Conceiving the Strategy and Security Institute

"Somewhere along the line, someone suggested that we should try and make this informal arrangement into something more official at the University of Exeter. The proposal gradually took shape last year to form the Strategy and Security Institute, to look at ‘applied strategy’; how ‘strategy’, which includes making choices based upon poor information and under intense pressure, is constructed, how it’s conceived, and how it’s executed.

"In forming SSI we’re deliberately building something interdisciplinary. If we can’t teach and research in an interdisciplinary way, we won’t be able to address the needs of strategists. As we saw in the early days in Iraq, if strategy is no more than a set of disparate activities then it fails; diplomats, economists and military people all do their own thing. The aim of strategy is to unite levers of national power and influence in a common framework for purposeful action."

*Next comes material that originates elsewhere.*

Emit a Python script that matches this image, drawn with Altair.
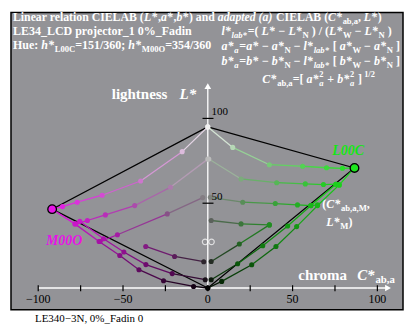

Research as public service

"In terms of research, the Strategy and Security Institute is a broad church. We’re attracting people interested in doing varied and fascinating research connected to problems of contemporary security. I’m particularly interested in doing work that’s going to be relevant to the policy community, those people now facing the kind of problems that I faced when I was an officer, working with diplomats or facing insurgents. I want to help those who come after me do better than I did in these incredibly complex situations. They won't all be like Northern Ireland, the Balkans, Iraq or Afghanistan, but those conflicts have important things to teach us.  

"SSI is already active: this is a bit like sprinting whilst putting on your socks. For example, I spoke last week at a closed conference run by the Chief of General Staff which was attended by every senior officer of the army, providing some context against which they should be viewing the major defence reform they’re undertaking, Army 2020, which will see the British Army reduced by 20%. Last month I was part of an MOD sponsored group, which visited India to discuss our experience of defence transformation. And Gareth and I are both involved in the Global Strategic Trends programme that will inform UK’s choices as it goes into the next Security and Defence Review.

"It’s often said that being in public service is a vocation, not a job. I don’t feel that I’ve ended my connection with public service by coming to the University of Exeter. There’s definitely a public service dimension to what I’m doing here and what I aim to help the University accomplish."